Notre société n’est pas dans ses meilleurs états et ne peut prétendre être meilleure que d’autres ; elle sombre dans ses vices. A vrai dire, la société n’a pas changé, c’est nous qui changeons et espérons toujours la voir comme nous voulons, mais à travers nos comportements erratiques. Chouf ! une injonction expéditive et sans détour qui fait de vous un réceptacle des immondices, un caniveau où des vidéos coulent à flots. Bref, regardez, puis parlez sans réfléchir. Ça n’a jamais dérangé personne que les gens se bagarrent ou s’entretuent, mais dès que ce nouvel intermédiaire nous balance des vidéos en pleine figure, tout le monde est scandalisé et horrifié. Les gens sont tellement fragiles qu’ils sont prêts à consommer et à partager l’horreur à distance. Ils croient pouvoir absorber les craintes des gens avec leurs récits qui frôlent l’amateurisme et jettent la consternation, mais en réalité ils ne font que les amplifier à tel point qu’il suffit que vous croisiez n’importe qui pour qu’il s’empresse de vous soûler avec… Des fois, vous avez l’impression que ces gens anticipent l’événement et sont présents sur les lieux avant même que le drame ait lieu. C’est de cette manière-là qu’on nous instrumentalise pour précipiter notre sentiment d’urgence et nous enfoncer dans la détresse. Les faits divers et les chiens écrasés se relayent pour couronner notre quotidien. Avec Chouf tv, nous avons l’impression que notre vie ressemble à un visage tailladé et lacéré et que tout le monde est sympa et irréprochable mais qu’il peut à tout moment péter un plomb et vous en faire voir de toutes les couleurs, sauf que c’est toujours la faute de quelqu’un d’autre.

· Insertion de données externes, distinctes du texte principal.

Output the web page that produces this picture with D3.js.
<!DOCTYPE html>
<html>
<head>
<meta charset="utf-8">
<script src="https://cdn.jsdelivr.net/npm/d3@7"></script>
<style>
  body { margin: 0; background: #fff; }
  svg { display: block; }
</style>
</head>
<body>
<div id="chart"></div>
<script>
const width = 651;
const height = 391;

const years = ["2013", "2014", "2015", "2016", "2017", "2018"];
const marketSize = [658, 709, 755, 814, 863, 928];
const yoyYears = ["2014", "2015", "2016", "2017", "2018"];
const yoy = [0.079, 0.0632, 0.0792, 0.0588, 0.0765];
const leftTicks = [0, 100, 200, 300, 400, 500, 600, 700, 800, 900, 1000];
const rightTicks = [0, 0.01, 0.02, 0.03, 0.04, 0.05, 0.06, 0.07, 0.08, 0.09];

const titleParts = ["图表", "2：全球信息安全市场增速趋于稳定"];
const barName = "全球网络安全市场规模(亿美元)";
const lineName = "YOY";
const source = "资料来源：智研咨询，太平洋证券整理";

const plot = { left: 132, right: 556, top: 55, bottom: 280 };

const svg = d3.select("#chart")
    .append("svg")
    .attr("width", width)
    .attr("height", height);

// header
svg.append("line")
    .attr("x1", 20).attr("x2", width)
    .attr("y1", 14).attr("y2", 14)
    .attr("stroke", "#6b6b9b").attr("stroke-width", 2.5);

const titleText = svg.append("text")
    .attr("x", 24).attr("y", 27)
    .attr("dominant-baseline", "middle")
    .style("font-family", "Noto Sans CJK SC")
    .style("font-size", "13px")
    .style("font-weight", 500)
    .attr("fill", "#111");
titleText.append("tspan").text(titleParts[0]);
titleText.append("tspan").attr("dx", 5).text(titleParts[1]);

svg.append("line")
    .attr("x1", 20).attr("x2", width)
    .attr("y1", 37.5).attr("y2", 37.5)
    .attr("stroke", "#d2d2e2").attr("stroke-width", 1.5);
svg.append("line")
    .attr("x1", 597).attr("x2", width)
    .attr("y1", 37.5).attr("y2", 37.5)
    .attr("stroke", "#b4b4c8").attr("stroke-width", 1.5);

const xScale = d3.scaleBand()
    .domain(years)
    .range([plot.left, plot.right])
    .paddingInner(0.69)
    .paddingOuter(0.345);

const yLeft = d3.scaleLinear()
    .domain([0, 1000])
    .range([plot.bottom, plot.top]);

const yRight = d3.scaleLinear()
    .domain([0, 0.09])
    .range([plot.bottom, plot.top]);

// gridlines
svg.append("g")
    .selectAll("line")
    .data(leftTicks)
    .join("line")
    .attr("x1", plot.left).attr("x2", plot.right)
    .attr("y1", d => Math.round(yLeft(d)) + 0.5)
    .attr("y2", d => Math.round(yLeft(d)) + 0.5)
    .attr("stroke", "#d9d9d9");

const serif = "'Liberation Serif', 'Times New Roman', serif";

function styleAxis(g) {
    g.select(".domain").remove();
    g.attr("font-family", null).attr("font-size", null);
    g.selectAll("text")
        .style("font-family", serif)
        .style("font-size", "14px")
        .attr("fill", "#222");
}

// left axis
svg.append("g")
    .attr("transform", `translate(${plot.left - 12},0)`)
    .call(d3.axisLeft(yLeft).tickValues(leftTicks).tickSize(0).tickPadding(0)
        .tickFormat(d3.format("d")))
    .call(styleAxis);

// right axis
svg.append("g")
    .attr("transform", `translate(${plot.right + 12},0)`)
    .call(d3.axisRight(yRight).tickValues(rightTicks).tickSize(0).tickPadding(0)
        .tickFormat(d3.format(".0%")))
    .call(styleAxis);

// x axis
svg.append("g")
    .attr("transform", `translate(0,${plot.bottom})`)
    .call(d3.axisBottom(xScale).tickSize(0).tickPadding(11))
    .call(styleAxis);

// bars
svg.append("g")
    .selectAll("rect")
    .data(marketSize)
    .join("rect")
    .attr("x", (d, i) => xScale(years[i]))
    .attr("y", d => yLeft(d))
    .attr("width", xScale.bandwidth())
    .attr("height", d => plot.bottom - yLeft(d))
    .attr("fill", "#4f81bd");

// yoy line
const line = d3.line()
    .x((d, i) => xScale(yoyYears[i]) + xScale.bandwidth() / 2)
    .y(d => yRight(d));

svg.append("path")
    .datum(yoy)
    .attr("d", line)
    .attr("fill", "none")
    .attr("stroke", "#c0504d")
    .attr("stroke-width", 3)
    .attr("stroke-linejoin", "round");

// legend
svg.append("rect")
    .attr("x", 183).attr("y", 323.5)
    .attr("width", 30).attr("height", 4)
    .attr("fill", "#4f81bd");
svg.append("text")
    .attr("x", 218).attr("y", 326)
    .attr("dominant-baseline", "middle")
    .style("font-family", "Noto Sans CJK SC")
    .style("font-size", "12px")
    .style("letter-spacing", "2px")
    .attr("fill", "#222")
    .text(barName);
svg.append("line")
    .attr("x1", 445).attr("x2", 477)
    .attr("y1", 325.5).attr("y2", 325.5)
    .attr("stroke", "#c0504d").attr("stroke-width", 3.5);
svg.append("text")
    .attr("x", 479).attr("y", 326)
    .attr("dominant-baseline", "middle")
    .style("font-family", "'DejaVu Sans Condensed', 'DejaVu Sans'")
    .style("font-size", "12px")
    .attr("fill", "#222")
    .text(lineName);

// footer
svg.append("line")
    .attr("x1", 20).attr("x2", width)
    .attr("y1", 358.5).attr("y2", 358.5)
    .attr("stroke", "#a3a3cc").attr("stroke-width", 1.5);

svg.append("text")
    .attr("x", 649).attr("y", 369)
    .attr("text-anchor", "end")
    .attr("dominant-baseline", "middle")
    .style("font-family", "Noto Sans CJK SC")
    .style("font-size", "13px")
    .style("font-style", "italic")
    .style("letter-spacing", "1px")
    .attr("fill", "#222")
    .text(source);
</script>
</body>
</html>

Cet engouement pour la crasse et la misère du monde, c’est un peu notre point faible ou plutôt notre face sombre et cachée qui s’extasie devant la contemplation morbide et virale de notre vie et de celle de nos congénères. Le jour où il pleuvra à seaux, que le ciel s’ouvrira pour provoquer un véritable déluge comme il n’y en a jamais eu et que la foudre et le tonnerre pestent pour déclencher des raz de marée, demandez à Chouf tv de couvrir l’événement, et partant d’invoquer Dieu, ou même Zeus si ça lui chante, pour apaiser la nature, sans chercher à pervertir votre nature humaine.
Chouf tv, c’est un peu comme ces bêtes qui aiment s’épanouir dans les milieux malsains ; plus elles y pataugent, plus elles s’y plaisent. Quand il y a une affaire, ils la prennent par la queue, mais pas par la tête. Ils donnent la parole aux laissés pour compte pour qu’ils règlent leurs comptes avec la société en gerbant leur haine et leur dégoût. La souffrance et la misère sont inépuisables et ils continueront à les fructifier comme pour se blinder et s’immuniser. La matière fraîche ne manquera jamais … Des fois, on a l’impression que tout le monde est potentiellement éligible à la dérive et que tôt ou tard nous ferons la une de Chouf tv. Avec Chouf tv, c’est la chanson du ricochet : donnez la parole à un âne, il vous fera des pets, adressez-vous à un renard, il cachera sa queue. Moralité, accommodez-vous, le pays est large et n’oubliez pas d’aiguiser vos gueules pour qu’elles soient bien ferrées ; votre tour viendra.